My husband and I celebrate 25 years of marriage this year!
What has enabled our union and our boys to thrive? The glue is called love, in its many spellings
Love as L.A.U.G.H.
My husband has an amazing sense of humor. When tension rises, he brings humor into the situation which enables us to communicate respectfully and productively once again.
Laughter gives us just those nanoseconds needed to let steam diffuse before we explode. Phew. It’s nice to be nice. I hate myself when I act and look like a raven pecking at my kids (or something worse)
Learn to laugh at yourself:
What situation gets you M.A.D.? Imagine you just landed from Mars and saw someone in that exact situation, what would they see, hear, and smell? Could there be something funny about that?
Love, love as L.I.S.T.E.N.
Soooo much easier said than done. Through my parent coaching I have become more aware of my own TOTALLY FLAWED behavior.

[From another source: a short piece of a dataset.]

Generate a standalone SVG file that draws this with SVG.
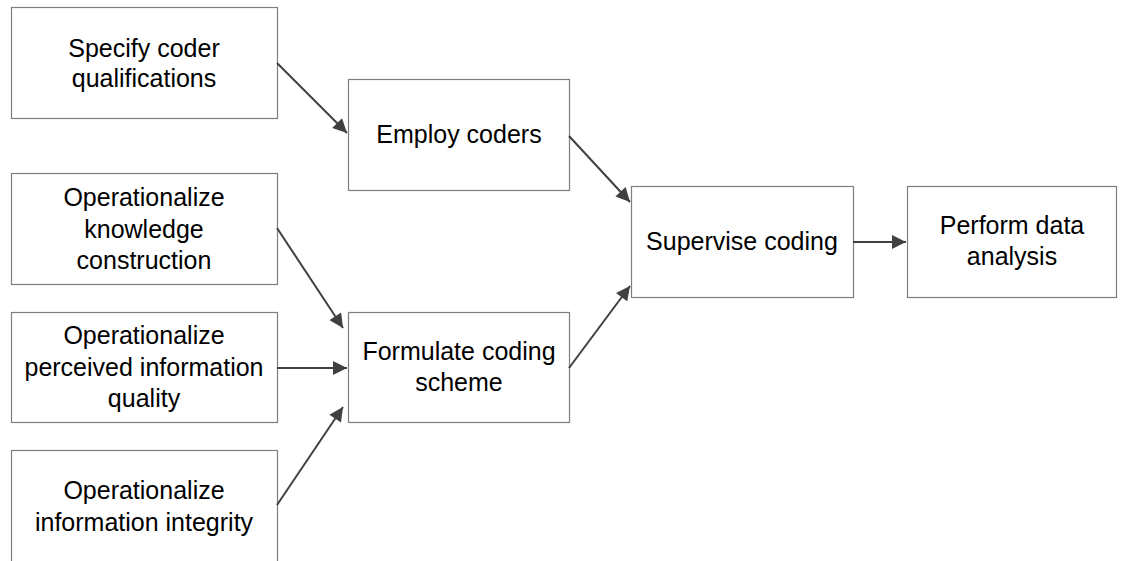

My most common blooper is to “listen” with my mouth open. The children call it “giving lectures.” Yet as tots become teens, connecting with our kids means giving them space to grow. When I speak less, they share more.When I (parent) speak less, the children share more. Love is spelled L.I.S.T.E.N. Click To Tweet
Learn to listen:
Write down some of the words you tell your partner and children. Hand the list to them and ask them to read these words out loud to you. Stand 2 meters (2 yards) away from them. Step forward if those sayings motivate you to closeness. Step back if those words aggravate you. Compare your ending position to where you started out.
Invite your loved ones to add to the list and try this again.

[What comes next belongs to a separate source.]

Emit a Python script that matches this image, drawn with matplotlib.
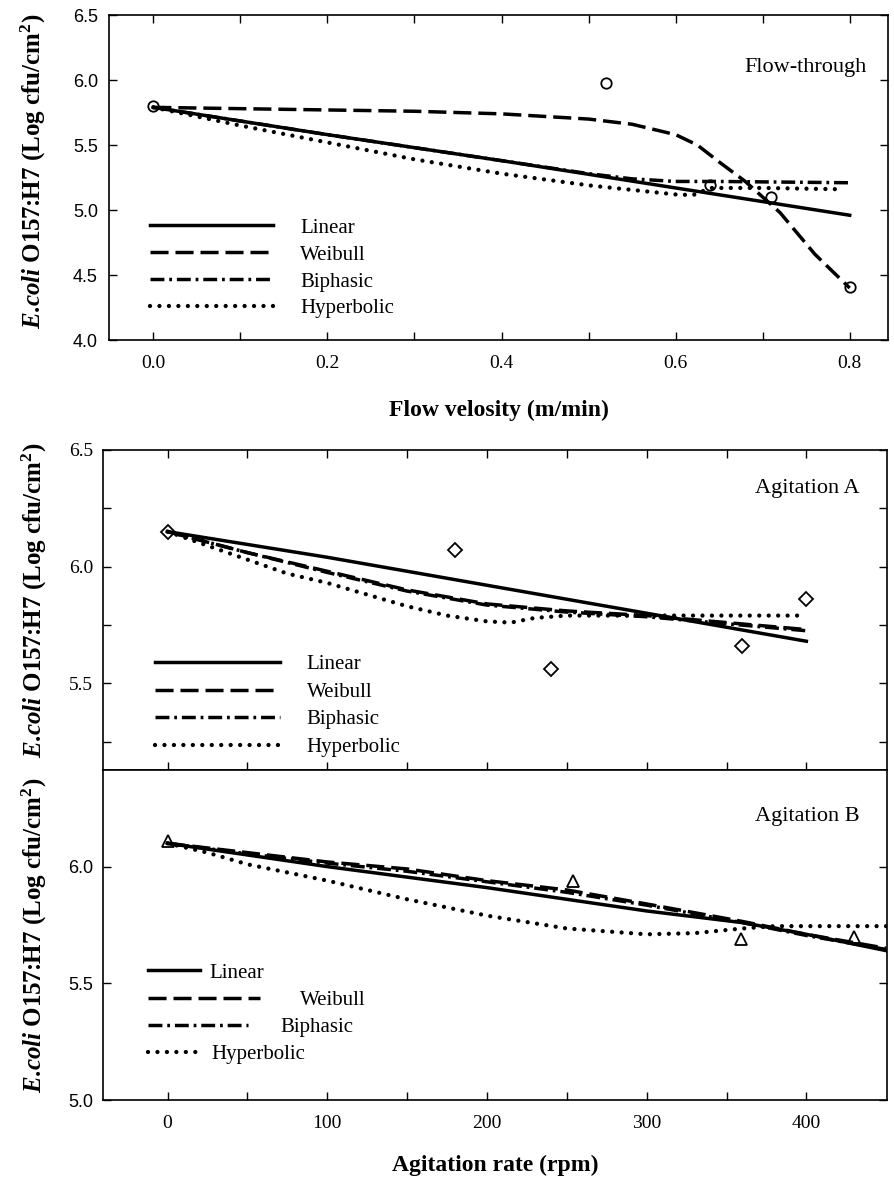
import matplotlib
matplotlib.use('Agg')
import matplotlib.pyplot as plt
from matplotlib.lines import Line2D
from matplotlib.legend import Legend

plt.rcParams['font.family'] = 'Liberation Serif'
plt.rcParams['mathtext.fontset'] = 'custom'
plt.rcParams['mathtext.rm'] = 'Liberation Serif:bold'
plt.rcParams['mathtext.bf'] = 'Liberation Serif:bold'
plt.rcParams['mathtext.it'] = 'Liberation Serif:italic:bold'
plt.rcParams['lines.scale_dashes'] = False

# ---- Flow-through data ----
flow_obs_x = [0.0, 0.52, 0.64, 0.71, 0.80]
flow_obs_y = [5.80, 5.98, 5.19, 5.10, 4.41]

flow_lin_x = [0.0, 0.2, 0.4, 0.6, 0.8]
flow_lin_y = [5.79, 5.58, 5.38, 5.17, 4.96]

flow_wei_x = [0.0, 0.1, 0.2, 0.3, 0.4, 0.5, 0.55, 0.6, 0.625, 0.65, 0.68, 0.72, 0.76, 0.8]
flow_wei_y = [5.79, 5.78, 5.77, 5.76, 5.74, 5.70, 5.66, 5.58, 5.50, 5.37, 5.22, 4.98, 4.66, 4.40]

flow_bip_x = [0.0, 0.2, 0.4, 0.5, 0.55, 0.6, 0.65, 0.8]
flow_bip_y = [5.79, 5.58, 5.38, 5.28, 5.24, 5.22, 5.22, 5.21]

flow_hyp_x = [0.0, 0.1, 0.2, 0.3, 0.4, 0.5, 0.6, 0.62, 0.64, 0.7, 0.79]
flow_hyp_y = [5.79, 5.65, 5.52, 5.39, 5.28, 5.19, 5.12, 5.115, 5.17, 5.17, 5.16]

# ---- Agitation A data ----
agA_obs_x = [0, 180, 240, 360, 400]
agA_obs_y = [6.15, 6.07, 5.56, 5.66, 5.86]

agA_lin_x = [0, 100, 200, 300, 400]
agA_lin_y = [6.15, 6.04, 5.92, 5.80, 5.68]

agA_wei_x = [0, 50, 100, 150, 200, 250, 300, 350, 400]
agA_wei_y = [6.15, 6.06, 5.98, 5.90, 5.84, 5.81, 5.79, 5.76, 5.73]

agA_bip_x = [0, 50, 100, 150, 200, 250, 300, 350, 400]
agA_bip_y = [6.15, 6.06, 5.975, 5.895, 5.835, 5.805, 5.785, 5.755, 5.725]

agA_hyp_x = [0, 25, 50, 75, 100, 125, 150, 175, 200, 215, 230, 250, 300, 400]
agA_hyp_y = [6.15, 6.09, 6.03, 5.97, 5.93, 5.88, 5.83, 5.79, 5.765, 5.76, 5.78, 5.79, 5.79, 5.79]

# ---- Agitation B data ----
agB_obs_x = [0, 254, 359, 430]
agB_obs_y = [6.11, 5.94, 5.69, 5.70]

agB_lin_x = [0, 100, 200, 250, 300, 360, 400, 450]
agB_lin_y = [6.10, 6.00, 5.91, 5.86, 5.81, 5.76, 5.71, 5.64]

agB_wei_x = [0, 50, 100, 150, 200, 250, 300, 360, 400, 450]
agB_wei_y = [6.10, 6.06, 6.02, 5.99, 5.94, 5.90, 5.84, 5.765, 5.71, 5.65]

agB_bip_x = [0, 50, 100, 150, 200, 250, 300, 360, 400, 450]
agB_bip_y = [6.10, 6.055, 6.015, 5.98, 5.935, 5.89, 5.835, 5.76, 5.705, 5.645]

agB_hyp_x = [0, 25, 50, 100, 150, 200, 250, 300, 330, 360, 380, 450]
agB_hyp_y = [6.10, 6.06, 6.01, 5.94, 5.86, 5.79, 5.735, 5.71, 5.715, 5.735, 5.745, 5.745]

labels = ['Linear', 'Weibull', 'Biphasic', 'Hyperbolic']

LW = 2.5
styles = [
    dict(color='black', lw=LW, ls='-'),
    dict(color='black', lw=LW, dashes=(13, 5)),
    dict(color='black', lw=LW, dashes=(10, 3.5, 2, 3.5)),
    dict(color='black', lw=3.1, dashes=(0.01, 6.8), dash_capstyle='round'),
]

# the dot is kept out of mathtext so no extra space follows it
ylab = r'$\mathit{E}$.$\mathit{coli}$ O157:H7 (Log cfu/cm$^{2}$)'


def style_axes(ax):
    for s in ax.spines.values():
        s.set_linewidth(1.2)
    ax.tick_params(which='both', direction='in', length=6, width=1.0,
                   top=True, right=True)


fig = plt.figure(figsize=(8.94, 11.77), dpi=100)

# ---------------- top panel ----------------
ax1 = fig.add_axes([0.1219, 0.7111, 0.8714, 0.2761])
series = [(flow_lin_x, flow_lin_y), (flow_wei_x, flow_wei_y),
          (flow_bip_x, flow_bip_y), (flow_hyp_x, flow_hyp_y)]
for (xs, ys), st in zip(series, styles):
    ax1.plot(xs, ys, **st)
ax1.plot(flow_obs_x, flow_obs_y, 'o', mfc='none', mec='black', ms=7.5, mew=1.3)
ax1.set_xlim(-0.051, 0.844)
ax1.set_ylim(4.0, 6.5)
ax1.set_xticks([0.0, 0.2, 0.4, 0.6, 0.8])
ax1.set_xticks([0.1, 0.3, 0.5, 0.7], minor=True)
ax1.set_yticks([4.0, 4.5, 5.0, 5.5, 6.0, 6.5])
ax1.set_xticklabels(['0.0', '0.2', '0.4', '0.6', '0.8'])
ax1.set_yticklabels(['4.0', '4.5', '5.0', '5.5', '6.0', '6.5'])
style_axes(ax1)
ax1.tick_params(axis='x', which='both', pad=11, labelsize=14)
ax1.tick_params(axis='y', pad=8, labelsize=13, labelfontfamily='Liberation Sans')
ax1.set_xlabel('Flow velosity (m/min)', fontsize=17, fontweight='bold', labelpad=20)
ax1.set_ylabel(ylab, fontsize=18, fontweight='bold')
ax1.yaxis.set_label_coords(-0.078, 0.52)
ax1.text(0.972, 0.84, 'Flow-through', transform=ax1.transAxes, ha='right',
         va='center', fontsize=16)
h1 = [Line2D([], [], **st) for st in styles]
ax1.legend(h1, labels, loc='upper left', bbox_to_anchor=(0.053, 0.375),
           frameon=False, fontsize=15, handlelength=5.9, handletextpad=1.3,
           labelspacing=0.35, borderpad=0, borderaxespad=0)

# ---------------- middle panel ----------------
ax2 = fig.add_axes([0.1152, 0.3458, 0.877, 0.2719])
series = [(agA_lin_x, agA_lin_y), (agA_wei_x, agA_wei_y),
          (agA_bip_x, agA_bip_y), (agA_hyp_x, agA_hyp_y)]
for (xs, ys), st in zip(series, styles):
    ax2.plot(xs, ys, **st)
ax2.plot(agA_obs_x, agA_obs_y, 'D', mfc='none', mec='black', ms=7.5, mew=1.3)
ax2.set_xlim(-40.4, 450.5)
ax2.set_ylim(5.128, 6.5)
ax2.set_xticks([0, 100, 200, 300, 400])
ax2.set_xticks([50, 150, 250, 350], minor=True)
ax2.set_yticks([5.5, 6.0, 6.5])
ax2.set_yticks([5.25, 5.75, 6.25], minor=True)
ax2.set_yticklabels(['5.5', '6.0', '6.5'])
style_axes(ax2)
ax2.tick_params(axis='x', which='both', labelbottom=False)
ax2.tick_params(axis='y', pad=7, labelsize=14)
ax2.set_ylabel(ylab, fontsize=18, fontweight='bold')
ax2.yaxis.set_label_coords(-0.069, 0.53)
ax2.text(0.965, 0.88, 'Agitation A', transform=ax2.transAxes, ha='right',
         va='center', fontsize=16)
h2 = [Line2D([], [], **st) for st in styles]
ax2.legend(h2, labels, loc='upper left', bbox_to_anchor=(0.066, 0.36),
           frameon=False, fontsize=15, handlelength=6.0, handletextpad=1.3,
           labelspacing=0.38, borderpad=0, borderaxespad=0)

# ---------------- bottom panel ----------------
ax3 = fig.add_axes([0.1152, 0.0654, 0.877, 0.2804])
series = [(agB_lin_x, agB_lin_y), (agB_wei_x, agB_wei_y),
          (agB_bip_x, agB_bip_y), (agB_hyp_x, agB_hyp_y)]
for (xs, ys), st in zip(series, styles):
    ax3.plot(xs, ys, **st)
ax3.plot(agB_obs_x, agB_obs_y, '^', mfc='none', mec='black', ms=9, mew=1.3)
ax3.set_xlim(-40.4, 450.5)
ax3.set_ylim(5.0, 6.414)
ax3.set_xticks([0, 100, 200, 300, 400])
ax3.set_xticks([50, 150, 250, 350], minor=True)
ax3.set_yticks([5.0, 5.5, 6.0])
ax3.set_xticklabels(['0', '100', '200', '300', '400'])
ax3.set_yticklabels(['5.0', '5.5', '6.0'])
style_axes(ax3)
ax3.tick_params(which='both', top=False)
ax3.tick_params(axis='x', which='both', pad=11, labelsize=14)
ax3.tick_params(axis='y', pad=7, labelsize=13, labelfontfamily='Liberation Sans')
ax3.set_xlabel('Agitation rate (rpm)', fontsize=17, fontweight='bold', labelpad=16)
ax3.set_ylabel(ylab, fontsize=18, fontweight='bold')
ax3.yaxis.set_label_coords(-0.069, 0.5)
ax3.text(0.965, 0.86, 'Agitation B', transform=ax3.transAxes, ha='right',
         va='center', fontsize=16)

# bottom legend: each entry has its own sample length
b_len = [2.5, 5.4, 4.8, 2.6]
b_pad = [0.45, 1.9, 1.55, 0.45]
b_y = [0.385, 0.301, 0.22, 0.139]
for lab, st, hl, hp, yc in zip(labels, styles, b_len, b_pad, b_y):
    leg = Legend(ax3, [Line2D([], [], **st)], [lab], loc='center left',
                 bbox_to_anchor=(0.057, yc), frameon=False, fontsize=15,
                 handlelength=hl, handletextpad=hp, borderpad=0,
                 borderaxespad=0)
    ax3.add_artist(leg)

fig.savefig('out.png', dpi=100)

ONCE you have shown your loved ones how you listen, invite them to “hear with their feet” too.
Love, love, love as L.E.A.R.N.
Together time gets a boost during vacations. Our family thrives on physical exercise and some kind of discovery. It’s one of our values to embrace diversity, to move beyond our comfort zone, to choose being wonder-filled.

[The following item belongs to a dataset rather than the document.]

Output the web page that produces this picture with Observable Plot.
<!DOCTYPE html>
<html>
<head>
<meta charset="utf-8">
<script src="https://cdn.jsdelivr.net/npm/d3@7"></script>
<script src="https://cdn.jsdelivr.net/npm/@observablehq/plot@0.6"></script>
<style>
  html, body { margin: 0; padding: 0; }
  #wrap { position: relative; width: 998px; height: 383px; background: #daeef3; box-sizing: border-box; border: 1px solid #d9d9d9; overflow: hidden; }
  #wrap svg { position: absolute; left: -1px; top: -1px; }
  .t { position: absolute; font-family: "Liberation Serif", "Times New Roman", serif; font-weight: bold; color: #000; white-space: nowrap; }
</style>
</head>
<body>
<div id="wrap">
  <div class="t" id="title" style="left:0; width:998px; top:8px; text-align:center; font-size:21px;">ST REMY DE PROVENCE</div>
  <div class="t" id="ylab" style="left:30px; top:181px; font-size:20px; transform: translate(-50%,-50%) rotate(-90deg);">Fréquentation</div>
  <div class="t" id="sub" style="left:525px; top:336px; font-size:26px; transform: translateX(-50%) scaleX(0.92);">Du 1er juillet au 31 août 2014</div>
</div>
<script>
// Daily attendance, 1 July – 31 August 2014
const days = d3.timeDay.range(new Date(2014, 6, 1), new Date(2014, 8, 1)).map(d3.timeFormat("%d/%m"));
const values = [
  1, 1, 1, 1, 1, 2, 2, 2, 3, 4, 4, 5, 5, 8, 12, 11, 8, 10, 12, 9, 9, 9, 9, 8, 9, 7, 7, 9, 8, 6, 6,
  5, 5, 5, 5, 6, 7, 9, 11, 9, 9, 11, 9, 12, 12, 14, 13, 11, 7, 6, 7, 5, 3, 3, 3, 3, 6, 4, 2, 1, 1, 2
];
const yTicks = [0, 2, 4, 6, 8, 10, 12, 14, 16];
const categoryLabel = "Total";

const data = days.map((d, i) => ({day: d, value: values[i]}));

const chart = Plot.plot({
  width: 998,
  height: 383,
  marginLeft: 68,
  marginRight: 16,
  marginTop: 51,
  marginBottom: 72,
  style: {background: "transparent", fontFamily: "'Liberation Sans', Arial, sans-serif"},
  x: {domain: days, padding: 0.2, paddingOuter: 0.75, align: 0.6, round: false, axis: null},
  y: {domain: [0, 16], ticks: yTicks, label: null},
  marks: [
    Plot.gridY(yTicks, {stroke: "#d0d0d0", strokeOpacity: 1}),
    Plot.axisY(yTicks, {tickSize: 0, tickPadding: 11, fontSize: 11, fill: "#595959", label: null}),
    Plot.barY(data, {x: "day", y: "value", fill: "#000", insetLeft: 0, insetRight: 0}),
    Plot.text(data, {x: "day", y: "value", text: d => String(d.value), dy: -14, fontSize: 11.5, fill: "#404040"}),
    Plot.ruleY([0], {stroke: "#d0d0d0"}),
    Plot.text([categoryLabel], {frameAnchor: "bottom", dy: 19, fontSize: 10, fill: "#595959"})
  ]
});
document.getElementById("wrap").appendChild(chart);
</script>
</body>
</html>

We ask our children all the time to stretch their knowledge (learn at school), to stretch their effort (one more bite of dinner, please), to stretch their patience (just one minute longer….)
Discovery as a family enables me to model the attitude we hope to grow in our kids. As I struggle through my own learning, I also gain in empathy with my kids.
Learn to encourage:
It is also encouraging to cheer someone on while at their side.
Haven’t you done or been in the situation where well-meaning people act like this: they advance faster than you and turn back to encourage. With the distance between you, they have to scream at the top of their lungs, “KEEP IT UP.” Their words shouted in the distance sound fumbled. Their body language looks angry (we shout better with feet apart and a certain facial grimace!)
When we are learning we are vulnerable. Encouragement through proximity truly passes on the message, “We’re together in this.”
Which L.O.V.E. will you apply today?